I plan on having a table that is appended daily with new data. Some of the columns are derived from other columns in the table and I am wondering how I should go about calculating/populating these columns.

Here is a simple example:

q) tbl:([date:til 3] a:3?3;b:3?3;c:3?3)

date| a b c

----| -----

0   | 2 1 0

1   | 2 2 0

2   | 1 1 2

Now let’s say I add a derived column a+b

q) update d:a+b from `tbl

q) tbl

date| a b c d

----| -------

0   | 2 1 0 3

1   | 2 2 0 4

2   | 1 1 2 2

Now say that on day “3”, I append some new “raw” data:

q) tbl upsert dateab`c!(3;3;1;0)

q) tbl

date| a b c d

----| -------

0   | 2 1 0 3

1   | 2 2 0 4

2   | 1 1 2 2

3   | 3 1 0  

My question is - what is the best way to fill in the value for d on date 3 here. Should I simply run another update call? Or should I create a view and use this view for my future queries? Or is there something else that I am missing?
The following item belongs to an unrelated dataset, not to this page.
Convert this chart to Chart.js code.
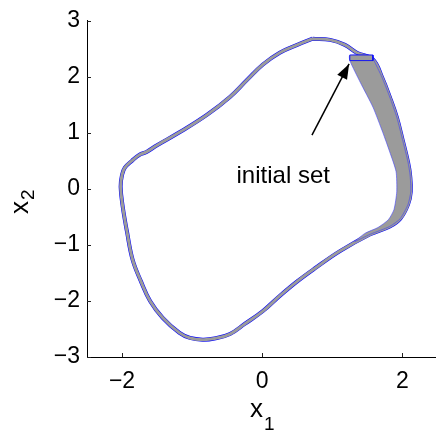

Any help/advice would be greatly appreciated!

Thanks in advance,

Rob

this isn’t really the right place for database design questions.  but if it were me, i would keep raw data in one table, and derived data in another (if it takes a long time to compute). i would compute simple derived data on-the-fly.

Hey Nick,

Thanks for your input - my bad if this is the wrong place for this type of question.

Cheers,

Rob

It’s hard to answer this without knowing the original purpose. For example, if you are going to be working with a small enough table, you can just calculate the derived columns just once when you need it. If you are working with a huge table and you don’t want to be calculating the entire d column every time, then you can call an update on d as soon as you get a new row entry. This is commonly done for real time statistics. As soon as new tick data comes in, you generate stats on that in real time. 

Again, if table is huge, call update statement each time…if table is not as big, just run the update once in the end.